Is your marketing mix model (MMM) a waste of money?
If you don’t know how to build a model yourself, it’s almost impossible to spot a firm that’s just blowing smoke. But you don’t need to know how to build a model to know how to buy one.
Here are 5 brutal questions to ask an MMM firm before you sign the contract:
1. “How will you handle our uneven data precision?”
The Trap: Firms want to jump straight into modeling.
The Risk: Precise data (like digital) gets more credit than lagging data (like direct mail invoices that come weeks after the fact). The model biases toward digital just because the signal is cleaner.
The Fix: Demand they match spend to the exact date the media dropped before touching a line of code. Bad data in, bad model out.
2. “Can your model explain our biggest historic spend shifts?”
The Trap: A bad model can “predict” sales perfectly just by riding basic seasonality and trends.
The Test: Look at a period where you cut TV by 40% or turned off a channel. If their model can’t accurately replicate what happened to sales during that specific shock, it doesn’t understand cause and effect.
3. “Can you explain this to me in plain English?”
Red Flag A: They lead the pitch with R-squared or prediction accuracy. (MMM is a causal model, not a prediction model.)
Red Flag B: They don’t ask about your data quality upfront.
Red Flag C: They hide behind jargon or machine learning buzzwords that can’t isolate individual channel impacts.
4. “Will you hand over an interactive Excel tool?”

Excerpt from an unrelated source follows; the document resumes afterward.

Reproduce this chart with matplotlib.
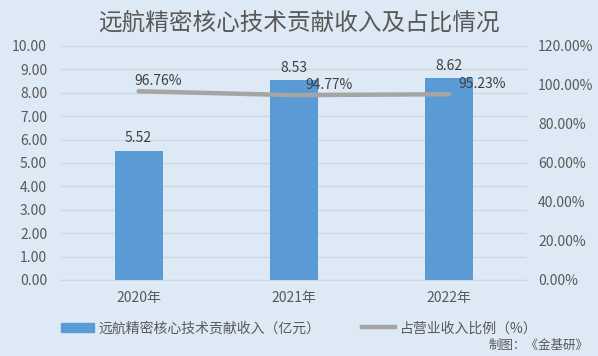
import matplotlib
matplotlib.use("Agg")
import matplotlib.pyplot as plt
from matplotlib.lines import Line2D
from matplotlib.patches import Patch

plt.rcParams['font.family'] = ['Noto Sans CJK SC', 'DejaVu Sans']

years = ['2020年', '2021年', '2022年']
income = [5.52, 8.53, 8.62]          # 亿元
ratio = [96.76, 94.77, 95.23]        # %

bg = '#dde9f5'
txt = '#595959'

fig = plt.figure(figsize=(5.98, 3.56), dpi=100, facecolor=bg)
ax = fig.add_axes([0.102, 0.2135, 0.779, 0.6575], facecolor=bg)
ax2 = ax.twinx()

x = range(len(years))
ax.bar(x, income, width=0.31, color='#5b9bd5', zorder=2)
for i, v in enumerate(income):
    ax.annotate(f'{v:.2f}', (i, v), xytext=(0, 4), textcoords='offset points',
                ha='center', va='bottom', fontsize=10, color='#404040')

ax2.plot(x, [r / 100 for r in ratio], color='#a5a5a5', lw=3.2,
         solid_capstyle='round', zorder=3)
lab_dx = [14, 25, 24]
for i, r in enumerate(ratio):
    ax2.annotate(f'{r:.2f}%', (i, r / 100), xytext=(lab_dx[i], 2), textcoords='offset points',
                 ha='center', va='bottom', fontsize=10, color='#404040')

ax.set_xlim(-0.5, 2.5)
ax.set_ylim(0, 10)
ax.set_yticks([i for i in range(11)])
ax.set_yticklabels([f'{i:.2f}' for i in range(11)])
ax2.set_ylim(0, 1.2)
ax2.set_yticks([i * 0.2 for i in range(7)])
ax2.set_yticklabels([f'{i * 20:.2f}%' for i in range(7)])
ax.set_xticks(list(x))
ax.set_xticklabels(years)

ax.grid(axis='y', color='#d0d7df', lw=1, zorder=0)
ax.set_axisbelow(True)
for a in (ax, ax2):
    for s in a.spines.values():
        s.set_visible(False)
    a.tick_params(length=0, labelsize=10, labelcolor=txt)
ax.spines['bottom'].set_visible(True)
ax.spines['bottom'].set_color('#d0d7df')
ax.tick_params(axis='y', pad=10)
ax2.tick_params(axis='y', pad=8)
ax.tick_params(axis='x', pad=8)

fig.text(0.5, 0.935, '远航精密核心技术贡献收入及占比情况', ha='center', va='center',
         fontsize=17, color=txt)

handles = [Patch(color='#5b9bd5'), Line2D([0], [0], color='#a5a5a5', lw=3.2)]
fig.legend(handles, ['远航精密核心技术贡献收入（亿元）', '占营业收入比例（%）'],
           loc='center', bbox_to_anchor=(0.5, 0.078), ncol=2, frameon=False,
           fontsize=10, labelcolor=txt, handlelength=2.4, handleheight=0.7,
           columnspacing=3, handletextpad=0.3)
fig.text(0.985, 0.03, '制图：《金基研》', ha='right', va='center', fontsize=9, color=txt)

fig.savefig('out.png', dpi=100, facecolor=bg)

The Demand: Ask for an Excel file embedded with the final model parameters.
The Reason: You should be able to type in new spend numbers and see the predicted sales change yourself. If they say they can’t build this, they are building a black-box prediction model, not a causal model. Walk away.
5. “Are you willing to tie success to a live spend test?”
The Play: Tell them upfront that you will immediately execute their first major recommendation (e.g., shifting 20% from Channel A to Channel B).
The Reality: Real validation is about real-world revenue. Good firms won’t flinch at this. The ones blowing smoke will.
Experience is just the name we give our past bad judgment. Avoid my mistakes.